Online Causal Feature Selection for Streaming Features

IEEE Trans Neural Netw Learn Syst. 2023 Mar;34(3):1563-1577. doi: 10.1109/TNNLS.2021.3105585. Epub 2023 Feb 28.

Abstract

Recently, causal feature selection (CFS) has attracted considerable attention due to its outstanding interpretability and predictability performance. Such a method primarily includes the Markov blanket (MB) discovery and feature selection based on Granger causality. Representatively, the max-min MB (MMMB) can mine an optimal feature subset, i.e., MB; however, it is unsuitable for streaming features. Online streaming feature selection (OSFS) via online process streaming features can determine parents and children (PC), a subset of MB; however, it cannot mine the MB of the target attribute ( T ), i.e., a given feature, thus resulting in insufficient prediction accuracy. The Granger selection method (GSM) establishes a causal matrix of all features by performing excessively time; however, it cannot achieve a high prediction accuracy and only forecasts fixed multivariate time series data.
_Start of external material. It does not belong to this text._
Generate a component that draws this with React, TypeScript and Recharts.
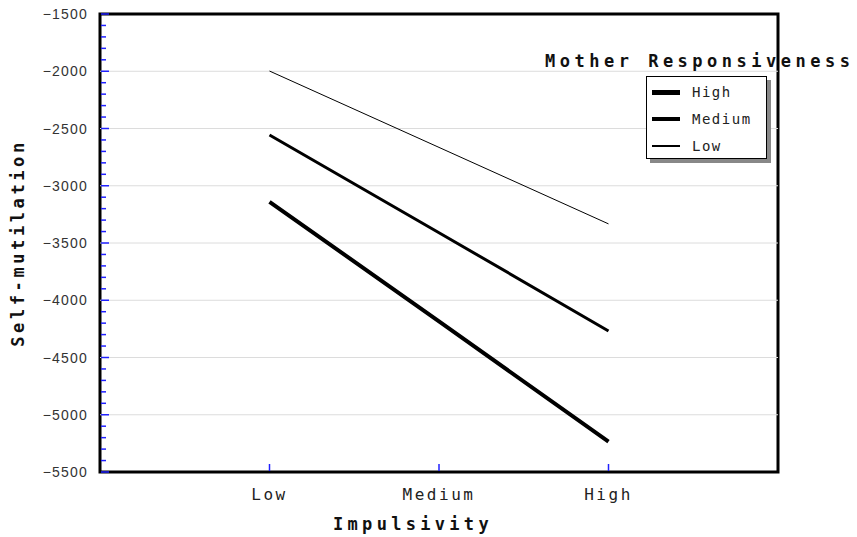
import React from "react";
import {
  LineChart,
  Line,
  XAxis,
  YAxis,
  ReferenceLine,
  ReferenceArea,
  Legend,
} from "recharts";

// impulsivity categories on the x axis
const categories = ["Low", "Medium", "High"];

// self-mutilation per mother responsiveness level
const highValues = [-3140, -4185, -5235];
const mediumValues = [-2557, -3410, -4268];
const lowValues = [-1998, -2665, -3333];

const seriesNames = ["High", "Medium", "Low"];
const seriesWidths = [4, 3, 1];
const legendWidths = [5, 4, 2];

const majorTicks = [-5500, -5000, -4500, -4000, -3500, -3000, -2500, -2000, -1500];
const minorTicks: number[] = [];
for (let v = -5500; v <= -1500; v += 100) minorTicks.push(v);
const gridValues = majorTicks.slice(1, -1);

const chartData = categories.map((c, i) => ({
  x: i + 1,
  name: c,
  High: highValues[i],
  Medium: mediumValues[i],
  Low: lowValues[i],
}));

const MONO = "'DejaVu Sans Mono', monospace";
const SANS = "'Liberation Sans', Arial, sans-serif";

const YTick = (props: any) => {
  const { x, y, payload } = props;
  const major = payload.value % 500 === 0;
  return (
    <g>
      <line x1={x + 1} x2={x + (major ? 9 : 6)} y1={y} y2={y} stroke="#2020ff" strokeWidth={1.5} />
      {major && (
        <text x={x - 12} y={y + 5} textAnchor="end" fontFamily={SANS} fontSize={14} letterSpacing={1.2} fill="#333">
          {payload.value < 0 ? "\u2212" + Math.abs(payload.value) : payload.value}
        </text>
      )}
    </g>
  );
};

const XTick = (props: any) => {
  const { x, y, payload } = props;
  return (
    <g>
      <line x1={x} x2={x} y1={y - 1} y2={y - 8} stroke="#2020ff" strokeWidth={1.5} />
      <text x={x} y={y + 28} textAnchor="middle" fontFamily={MONO} fontSize={16} letterSpacing={2.5} fill="#222">
        {categories[payload.value - 1]}
      </text>
    </g>
  );
};

const LegendBox = () => (
  <div style={{ position: "relative", width: 320, height: 120 }}>
    <div
      style={{
        position: "absolute",
        left: 0,
        top: 1,
        fontFamily: MONO,
        fontWeight: "bold",
        fontSize: 17,
        letterSpacing: 4.5,
        color: "#111",
        whiteSpace: "nowrap",
      }}
    >
      Mother Responsiveness
    </div>
    <div
      style={{
        position: "absolute",
        left: 101,
        top: 26,
        width: 119,
        height: 81,
        border: "1px solid #000",
        background: "#fff",
        boxShadow: "4px 4px 0 #888",
      }}
    >
      {seriesNames.map((n, i) => (
        <div key={n} style={{ position: "absolute", left: 5, top: 7 + i * 27, height: 16, display: "flex", alignItems: "center" }}>
          <div style={{ width: 28, height: legendWidths[i], background: "#000" }} />
          <span style={{ marginLeft: 12, fontFamily: MONO, fontSize: 14, letterSpacing: 1.5, color: "#222" }}>{n}</span>
        </div>
      ))}
    </div>
  </div>
);

export default function App() {
  return (
    <div style={{ position: "absolute", left: 0, top: 0, background: "#fff" }}>
      <LineChart width={857} height={537} data={chartData} margin={{ top: 14, right: 79, left: 0, bottom: 0 }}>
        <XAxis
          dataKey="x"
          type="number"
          domain={[0, 4]}
          ticks={[1, 2, 3]}
          height={65}
          axisLine={false}
          tickLine={false}
          tickSize={0}
          tickMargin={0}
          tick={<XTick />}
          label={{
            content: ({ viewBox }: any) => (
              <text
                x={viewBox.x + viewBox.width / 2 - 26}
                y={viewBox.y + 58}
                textAnchor="middle"
                fontFamily={MONO}
                fontWeight="bold"
                fontSize={17}
                letterSpacing={4.3}
                fill="#111"
              >
                Impulsivity
              </text>
            ),
          }}
        />
        <YAxis
          type="number"
          domain={[-5500, -1500]}
          ticks={minorTicks}
          interval={0}
          width={100}
          axisLine={false}
          tickLine={false}
          tickSize={0}
          tickMargin={0}
          tick={<YTick />}
          label={{
            content: ({ viewBox }: any) => {
              const cx = viewBox.x + 24;
              const cy = viewBox.y + viewBox.height / 2;
              return (
                <text
                  x={cx}
                  y={cy}
                  transform={`rotate(-90 ${cx} ${cy})`}
                  textAnchor="middle"
                  fontFamily={MONO}
                  fontWeight="bold"
                  fontSize={17}
                  letterSpacing={3.6}
                  fill="#111"
                >
                  Self-mutilation
                </text>
              );
            },
          }}
        />
        {gridValues.map((v) => (
          <ReferenceLine key={v} y={v} stroke="#dcdcdc" strokeWidth={1} />
        ))}
        <Legend
          layout="vertical"
          verticalAlign="middle"
          align="center"
          content={<LegendBox />}
          wrapperStyle={{ left: 545, top: 50, width: 320 }}
        />
        {seriesNames.map((n, i) => (
          <Line
            key={n}
            dataKey={n}
            type="linear"
            stroke="#000"
            strokeWidth={seriesWidths[i]}
            dot={false}
            activeDot={false}
            isAnimationActive={false}
          />
        ))}
        <ReferenceArea
          x1={0}
          x2={4}
          y1={-5500}
          y2={-1500}
          fill="none"
          fillOpacity={0}
          stroke="#000"
          strokeOpacity={1}
          strokeWidth={3}
          ifOverflow="visible"
        />
      </LineChart>
    </div>
  );
}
To address these issues, we proposed an online CFS for streaming features (OCFSSFs) that mine MB containing PC and spouse and adopt the interleaving PC and spouse learning method. Furthermore, it distinguishes between PC and spouse in real time and can identify children with parents online when identifying spouses. We experimentally evaluated the proposed algorithm on synthetic datasets using precision, recall, and distance. In addition, the algorithm was tested on real-world and time series datasets using classification precision, the number of selected features, and running time. The results validated the effectiveness of the proposed algorithm.